What led you to choose this program for your full-time MBA? Ross checked almost all the boxes that were important for me in an MBA: Amazing student body, highly-regarded, tremendous career resources and opportunities, awesome college-town atmosphere. However, there were two hallmarks of the program that led me to choosing Ross.

First, Ross has what’s called the Multidisciplinary Action Project (or MAP), which puts students into live cases for real companies for seven weeks at the end of their first year. My learning style has always been learn through doing and MAP will be a great way for me to get hands-on learning in a real-world environment.

Second is the commitment Ross has shown to candidates from diverse backgrounds. As the largest member (per student count) of the Consortium, an organization whose mission is to enhance diversity in business education and leadership, Ross generously awarded me a full-tuition Consortium fellowship.

What would you ultimately like to achieve before you graduate? One piece of advice many b-school applicants will hear over and over as they proceed through the application process is about balancing academics, recruiting, and social life. As I imagine trade-offs between these three will appear from the moment I set foot on campus, I’ll parse out this question across the three aforementioned activities:

  • Academics: A big reason why Ross appealed to me was their faculty, hands-on curriculum, and approach to General Management. While my background is in Marketing, I want to challenge myself by taking at least one “out of my comfort zone” class each semester.
  • Recruiting: Getting an internship in year one and a full-time offer in year two is on everyone’s short-list of to-dos, but there’s a big difference between getting a job and getting the right job.

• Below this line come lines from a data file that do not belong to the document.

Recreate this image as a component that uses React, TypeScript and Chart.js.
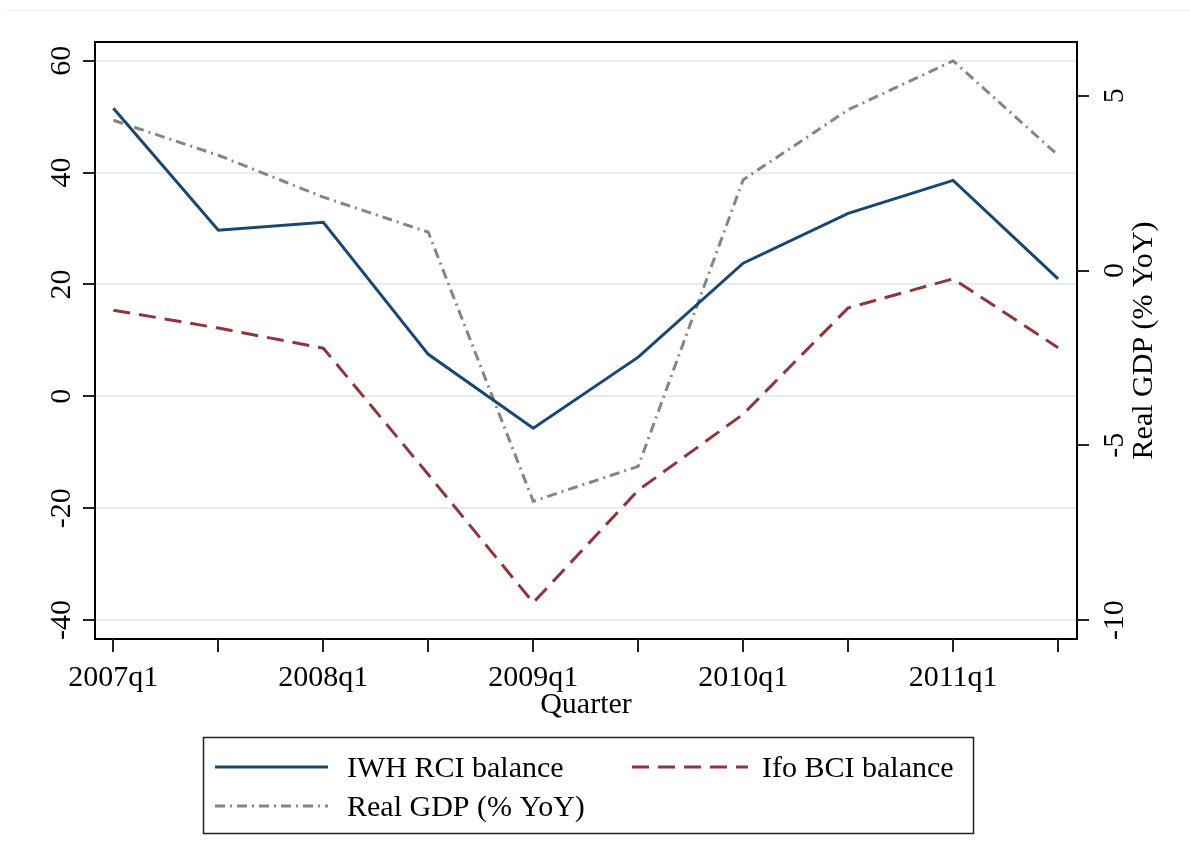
import React, { useEffect, useRef } from "react";
import { Chart, registerables } from "chart.js";

Chart.register(...registerables);

// Half-year positions: 2007q1, 2007q3, ..., 2011q3
const quarterPositions = [0, 1, 2, 3, 4, 5, 6, 7, 8, 9];
const xTickLabels = ["2007q1", "", "2008q1", "", "2009q1", "", "2010q1", "", "2011q1", ""];

const iwhRci = [51.5, 29.7, 31.1, 7.5, -5.7, 7.0, 23.8, 32.7, 38.6, 21.0];
const ifoBci = [15.4, 12.2, 8.6, -14.0, -36.9, -16.8, -3.2, 15.8, 21.0, 8.7];
const realGdp = [4.3, 3.3, 2.1, 1.1, -6.6, -5.6, 2.6, 4.6, 6.0, 3.3];

const leftTicks = [-40, -20, 0, 20, 40, 60];
const rightTicks = [-10, -5, 0, 5];

const seriesLabels = ["IWH RCI balance", "Ifo BCI balance", "Real GDP (% YoY)"];
const xTitle = "Quarter";
const rightTitle = "Real GDP (% YoY)";

const FONT = '30px "Liberation Serif", "Times New Roman", serif';

const stataPlugin = {
  id: "stataDecor",
  afterDraw(chart: any) {
    const { ctx, chartArea: a, scales } = chart;
    const xs = scales.x;
    const ys = scales.y;
    const y1s = scales.y1;
    ctx.save();

    // faint outer line at top
    ctx.strokeStyle = "#edf1f1";
    ctx.lineWidth = 1;
    ctx.beginPath();
    ctx.moveTo(7, 10.5);
    ctx.lineTo(1190, 10.5);
    ctx.stroke();

    // plot frame
    ctx.strokeStyle = "#000";
    ctx.lineWidth = 2;
    ctx.strokeRect(a.left, a.top, a.right - a.left, a.bottom - a.top);

    const seg = (x0: number, y0: number, x1: number, y1: number) => {
      ctx.beginPath();
      ctx.moveTo(x0, y0);
      ctx.lineTo(x1, y1);
      ctx.stroke();
    };

    // tick marks
    ctx.strokeStyle = "#222";
    ctx.lineWidth = 2;
    leftTicks.forEach((v) => {
      const py = Math.round(ys.getPixelForValue(v));
      seg(a.left - 12, py, a.left, py);
    });
    rightTicks.forEach((v) => {
      const py = Math.round(y1s.getPixelForValue(v));
      seg(a.right, py, a.right + 12, py);
    });
    quarterPositions.forEach((v) => {
      const px = Math.round(xs.getPixelForValue(v));
      seg(px, a.bottom, px, a.bottom + 13);
    });

    // labels
    ctx.fillStyle = "#000";
    ctx.font = FONT;
    const rotText = (t: string, x: number, y: number) => {
      ctx.save();
      ctx.translate(x, y);
      ctx.rotate(-Math.PI / 2);
      ctx.textAlign = "center";
      ctx.textBaseline = "alphabetic";
      ctx.fillText(t, 0, 0);
      ctx.restore();
    };
    leftTicks.forEach((v) => rotText(String(v), a.left - 25, ys.getPixelForValue(v)));
    rightTicks.forEach((v) => rotText(String(v), a.right + 46, y1s.getPixelForValue(v)));
    rotText(rightTitle, a.right + 75, (a.top + a.bottom) / 2);

    ctx.textAlign = "center";
    ctx.textBaseline = "alphabetic";
    quarterPositions.forEach((v, i) => {
      if (xTickLabels[i]) ctx.fillText(xTickLabels[i], xs.getPixelForValue(v), a.bottom + 47);
    });
    ctx.fillText(xTitle, (a.left + a.right) / 2, a.bottom + 74);

    // legend
    ctx.strokeStyle = "#222";
    ctx.lineWidth = 1.5;
    ctx.strokeRect(203.5, 737.5, 770, 96);
    const ds = chart.data.datasets;
    const sample = (d: any, x0: number, x1: number, yy: number) => {
      ctx.save();
      ctx.strokeStyle = d.borderColor;
      ctx.lineWidth = d.borderWidth;
      ctx.setLineDash(d.borderDash || []);
      seg(x0, yy, x1, yy);
      ctx.restore();
    };
    const entries = [
      { d: ds[0], x0: 215, x1: 328, ly: 767, tx: 347 },
      { d: ds[1], x0: 632, x1: 748, ly: 767, tx: 762 },
      { d: ds[2], x0: 215, x1: 328, ly: 806, tx: 347 },
    ];
    ctx.textAlign = "left";
    entries.forEach((e) => {
      sample(e.d, e.x0, e.x1, e.ly);
      ctx.fillStyle = "#000";
      ctx.fillText(e.d.label, e.tx, e.ly + 10);
    });

    ctx.restore();
  },
};

export default function App() {
  const canvasRef = useRef<HTMLCanvasElement | null>(null);

  useEffect(() => {
    if (!canvasRef.current) return;
    const toPts = (vals: number[]) => quarterPositions.map((q, i) => ({ x: q, y: vals[i] }));
    const chart = new Chart(canvasRef.current, {
      type: "line",
      data: {
        datasets: [
          {
            label: seriesLabels[0],
            data: toPts(iwhRci),
            yAxisID: "y",
            borderColor: "#1a476f",
            borderWidth: 3,
            pointRadius: 0,
            fill: false,
            tension: 0,
          },
          {
            label: seriesLabels[1],
            data: toPts(ifoBci),
            yAxisID: "y",
            borderColor: "#90353b",
            borderWidth: 3,
            borderDash: [17, 9],
            pointRadius: 0,
            fill: false,
            tension: 0,
          },
          {
            label: seriesLabels[2],
            data: toPts(realGdp),
            yAxisID: "y1",
            borderColor: "#858585",
            borderWidth: 3,
            borderDash: [10, 5, 2, 5],
            pointRadius: 0,
            fill: false,
            tension: 0,
          },
        ],
      },
      options: {
        responsive: false,
        animation: false,
        layout: { padding: { top: 42, left: 0, right: 0, bottom: 0 } },
        plugins: {
          legend: { display: false },
          tooltip: { enabled: false },
          title: { display: false },
        },
        scales: {
          x: {
            type: "linear",
            position: "bottom",
            min: -0.175,
            max: 9.18,
            ticks: { display: false },
            grid: { display: false },
            border: { display: false },
            afterFit: (s: any) => {
              s.height = 227;
            },
          },
          y: {
            type: "linear",
            position: "left",
            min: -43.4,
            max: 63.35,
            ticks: { display: false },
            grid: { color: "#e6eef1", lineWidth: 2, drawTicks: false },
            border: { display: false },
            afterBuildTicks: (s: any) => {
              s.ticks = leftTicks.map((v) => ({ value: v }));
            },
            afterFit: (s: any) => {
              s.width = 95;
            },
          },
          y1: {
            type: "linear",
            position: "right",
            min: -10.54,
            max: 6.54,
            ticks: { display: false },
            grid: { display: false },
            border: { display: false },
            afterFit: (s: any) => {
              s.width = 113;
            },
          },
        },
      } as any,
      plugins: [stataPlugin],
    });
    return () => chart.destroy();
  }, []);

  return (
    <div style={{ position: "absolute", left: 0, top: 0, width: 1190, height: 866, background: "#fff" }}>
      <canvas ref={canvasRef} width={1190} height={866} style={{ display: "block" }} />
    </div>
  );
}
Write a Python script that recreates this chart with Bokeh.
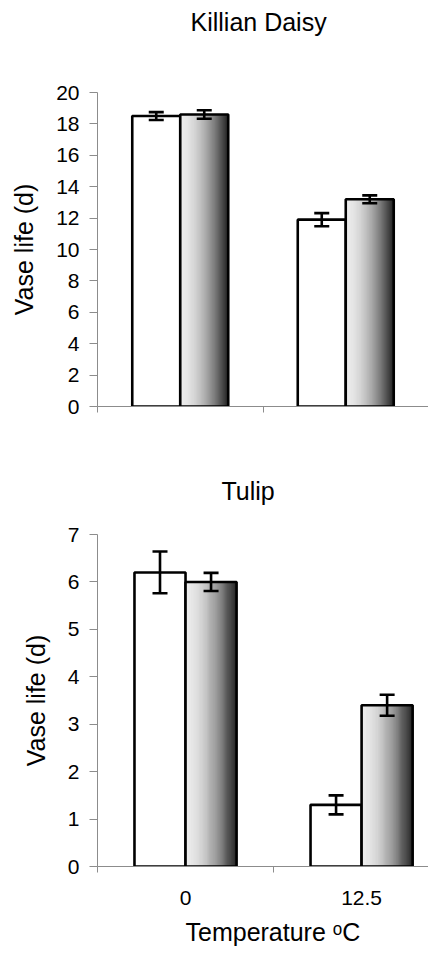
from bokeh.plotting import figure
from bokeh.layouts import column
from bokeh.models import (ColumnDataSource, Whisker, TeeHead, FixedTicker, Range1d, Title)
from bokeh.embed import file_html
from bokeh.resources import INLINE

categories = ["0", "12.5"]

daisy_s1 = [18.5, 11.9]
daisy_s1_err = [0.25, 0.42]
daisy_s2 = [18.6, 13.2]
daisy_s2_err = [0.27, 0.25]

tulip_s1 = [6.2, 1.3]
tulip_s1_err = [0.44, 0.2]
tulip_s2 = [6.0, 3.4]
tulip_s2_err = [0.19, 0.22]

daisy_ticks = [0, 2, 4, 6, 8, 10, 12, 14, 16, 18, 20]
tulip_ticks = [0, 1, 2, 3, 4, 5, 6, 7]

FONT = "Liberation Sans"
AXIS_GRAY = "#8c8c8c"
BW = 0.29  # bar width in category units


def shade(t):
    lvl = int(round(236 - 210 * t ** 1.8))
    return "#%02x%02x%02x" % (lvl, lvl, lvl)


def make_panel(title, s1, e1, s2, e2, yticks, ymax, xmax, width, height,
               border_left, border_top, border_bottom, title_offset, title_gap,
               show_labels):
    p = figure(width=width, height=height, output_backend="svg", toolbar_location=None,
               x_range=Range1d(0, xmax), y_range=Range1d(0, ymax),
               min_border_left=border_left, min_border_right=0,
               min_border_top=border_top, min_border_bottom=border_bottom)
    p.outline_line_color = None
    p.grid.grid_line_color = None
    p.background_fill_color = "white"

    centers = [i + 0.5 for i in range(len(categories))]
    x1 = [c - BW / 2 for c in centers]
    x2 = [c + BW / 2 for c in centers]

    # white bars
    p.vbar(x=x1, top=s1, width=BW, bottom=0, fill_color="white",
           line_color="black", line_width=2.6)

    # gradient bars made of thin strips
    n = 48
    lefts, rights, tops, cols = [], [], [], []
    for xc, v in zip(x2, s2):
        x0 = xc - BW / 2
        for k in range(n):
            lefts.append(x0 + BW * k / n)
            rights.append(x0 + BW * (k + 1) / n)
            tops.append(v)
            cols.append(shade((k + 0.5) / n))
    p.quad(left=lefts, right=rights, bottom=0, top=tops, fill_color=cols,
           line_color=cols, line_width=0.6)
    p.vbar(x=x2, top=s2, width=BW, bottom=0, fill_color=None,
           line_color="black", line_width=2.6)

    # error bars
    xs = x1 + x2
    vals = list(s1) + list(s2)
    errs = list(e1) + list(e2)
    src = ColumnDataSource(dict(x=xs,
                                upper=[v + e for v, e in zip(vals, errs)],
                                lower=[v - e for v, e in zip(vals, errs)]))
    w = Whisker(base="x", upper="upper", lower="lower", source=src,
                line_color="black", line_width=2.6, level="overlay",
                upper_head=TeeHead(size=15, line_width=2.6, line_color="black"),
                lower_head=TeeHead(size=15, line_width=2.6, line_color="black"))
    p.add_layout(w)

    # y axis
    p.yaxis.ticker = FixedTicker(ticks=yticks)
    p.yaxis.axis_line_color = AXIS_GRAY
    p.yaxis.major_tick_line_color = AXIS_GRAY
    p.yaxis.major_tick_out = 8
    p.yaxis.major_tick_in = 0
    p.yaxis.minor_tick_line_color = None
    p.yaxis.major_label_text_font = FONT
    p.yaxis.major_label_text_font_size = "21px"
    p.yaxis.major_label_text_color = "black"
    p.yaxis.major_label_standoff = 10
    p.yaxis.axis_label = "Vase life (d)"
    p.yaxis.axis_label_text_font = FONT
    p.yaxis.axis_label_text_font_size = "25px"
    p.yaxis.axis_label_text_font_style = "normal"
    p.yaxis.axis_label_text_color = "black"
    p.yaxis.axis_label_standoff = 15

    # x axis
    p.xaxis.axis_line_color = AXIS_GRAY
    p.xaxis.minor_tick_line_color = AXIS_GRAY
    p.xaxis.minor_tick_out = 6
    p.xaxis.minor_tick_in = 0
    p.xaxis.major_tick_line_color = None
    p.xaxis.major_tick_out = 0
    p.xaxis.major_tick_in = 0
    if show_labels:
        p.xaxis.ticker = FixedTicker(ticks=centers, minor_ticks=[0, 1, 2])
        p.xaxis.major_label_overrides = {c: lab for c, lab in zip(centers, categories)}
        p.xaxis.major_label_text_font = FONT
        p.xaxis.major_label_text_font_size = "21px"
        p.xaxis.major_label_text_color = "black"
        p.xaxis.major_label_standoff = 18
    else:
        p.xaxis.ticker = FixedTicker(ticks=[], minor_ticks=[0, 1, 2])
        p.xaxis.major_label_text_font_size = "0px"

    # empty spacer panel between frame and title
    spacer = Title(text=" ", text_font_size="2px", standoff=title_gap,
                   text_color="white")
    p.add_layout(spacer, "above")

    p.title.text = title
    p.title.align = "left"
    p.title.offset = title_offset
    p.title.standoff = 10
    p.title.text_font = FONT
    p.title.text_font_size = "25px"
    p.title.text_font_style = "normal"
    p.title.text_color = "black"
    return p


p1 = make_panel("Killian Daisy", daisy_s1, daisy_s1_err, daisy_s2, daisy_s2_err,
                daisy_ticks, 20, 2.0, 428, 444, 95, 92, 38, 93, 48, False)
p2 = make_panel("Tulip", tulip_s1, tulip_s1_err, tulip_s2, tulip_s2_err,
                tulip_ticks, 7, 1.88, 428, 510, 97, 90, 88, 124, 21, True)

xt = Title(text="Temperature \u1d52C", align="left", offset=88,
           text_font=FONT, text_font_size="25px", text_font_style="normal",
           text_color="black", standoff=16)
p2.add_layout(xt, "below")

layout = column(p1, p2, spacing=0)
open("out.html", "w").write(file_html(layout, INLINE))
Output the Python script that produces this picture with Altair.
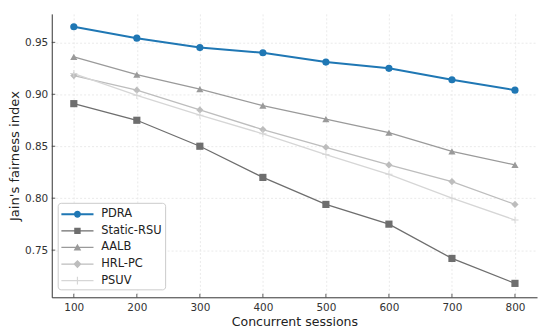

Just like deciding which schools to apply to, developing a strategy for year one recruiting is an important part of the MBA experience. Knowing the general industry, function, and type of experience you want to have from an internship can make the process much easier.
  • Social Life: Getting to know as many of my amazing classmates as possible is high on the list of goals. I’m honored and humbled to be a member of the extremely talented Class of 2017, and I can’t wait to begin.

Bonus: Seeing Harbaugh and Michigan Wolverines bring back another Big Ten Championship to Ann Arbor (I can dream). GO BLUE.